Hampir semua produk industri yang dibutuhkan oleh masyarakat (konsumen) dikemas menggunakan plastik. Menurut British Plastic Federation (BPF) Report 2015, 70 persen dari total penggunaan plastik di Indonesia digunakan untuk kemasan produk industri makanan dan minuman; 30 persen digunakan untuk berbagai tujuan lain seperti kemasan kosmetika, farmasi, minyak, bahan baku produk dan sebagainya.
Di sisi lain, data inflasi Badan Pusat Statistik pada kurun periode 2006 - 2016 menunjukan bahwa sektor industri makanan dan minuman selalu berada dalam urutan atas penyumbang inflasi nasional. Pengenaan cukai atas plastik kemasan produk industri sudah pasti akan memicu kenaikan harga jual produk industri terutama makanan dan minuman yang berarti akan meningkatkan laju inflasi nasional.
Bahkan tak hanya itu, daya saing industri nasional akan menurun. Dengan masuknya Indonesia dalam MEA sejak 1 Januari 2016, maka perdagangan dan perpindahan barang (movement of goods) serta investasi antar negara ASEAN semakin terbuka dan bebas. Penerapan cukai akan semakin beresiko melemahkan daya saing produk industri makanan dan minuman dalam negeri dan justru berpotensi mendorongya timbulnya perdagangan gelap (illicit trade).

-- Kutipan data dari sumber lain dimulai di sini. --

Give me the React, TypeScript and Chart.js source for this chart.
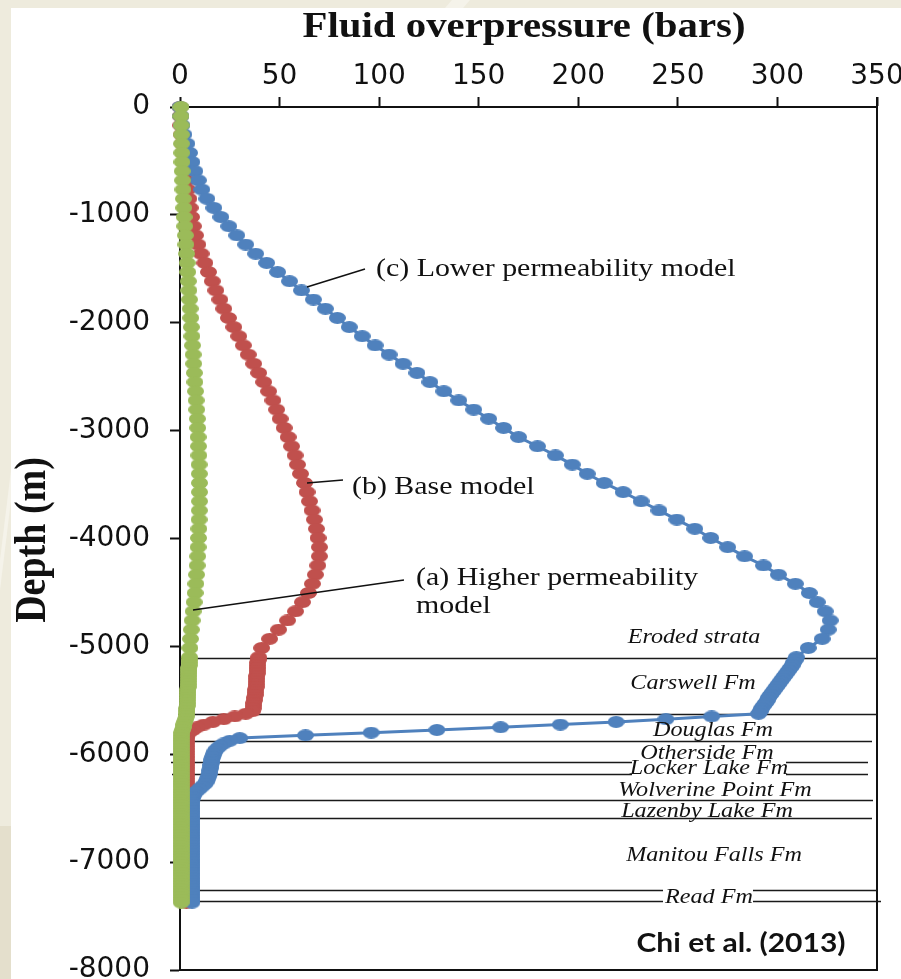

Tak cuma makanan dan minuman, sektor industri kosmetik juga akan terpukul. Djoko Irawan, Wakil Ketua Bidang Industri Persatuan Perusahaan Kosmetika Indonesia (PERKOSMI) menjelaskan bahwa sektor kosmetik juga merupakan pelopor harmonisasi ASEAN melalui ASEAN Cosmetic Directive (ACD) yang membuat para pelaku sektor kosmetik diharuskan memiliki standard kualitas produk yang setara di seluruh negara ASEAN.
"Jika cukai kemasan ini diterapkan, Indonesia akan menjadi satu-satunya negara yang mengenakan cukai kemasan plastik di antara negara ASEAN lainnya. Sudah pasti hal ini akan membuat daya saing sektor kosmetika di Indonesia tertinggal,” jelas Djoko dalam keterangan resmi, Rabu (11/5/2016).
Edi Rivai, Wakil Ketua Asosiasi Industri Olefin, Aromatik dan Plastik Indonesia (INAPLAS )menambahkan bahwa hingga saat ini, plastik sebagai kemasan juga belum memiliki alternatif pengganti, baik dinilai secara ekonomis maupun aspek teknis dan lingkungan. "Bahkan dari jumlah konsumsi energi yang dibutuhkan, proses pembuatan plastik relatif jauh lebih unggul dibandingkan material yang lain, karena membutuhkan energi paling sedikit (plastik: 3.1 kWh/kg) dibandingkan material lainya seperti kertas, gelas, baja, atau aluminium,” kata Edi.
Permasalahan sampah lingkungan bukan pada bahan kesalahan kemasan plastik tetapi lebih pada edukasi perilaku buang sampah dan pengelolaan sampah yang sangat perlu perbaikan dan dikelola.
“Jadi, meskipun kebijakan cukai dikenakan sebagai alat pengendalian, plastik akan tetap digunakan dan tidak berkurang penggunaannya dikarenakan belum adanya alternatif pengganti plastik kemasan yang sama baiknya,” tegas Edi.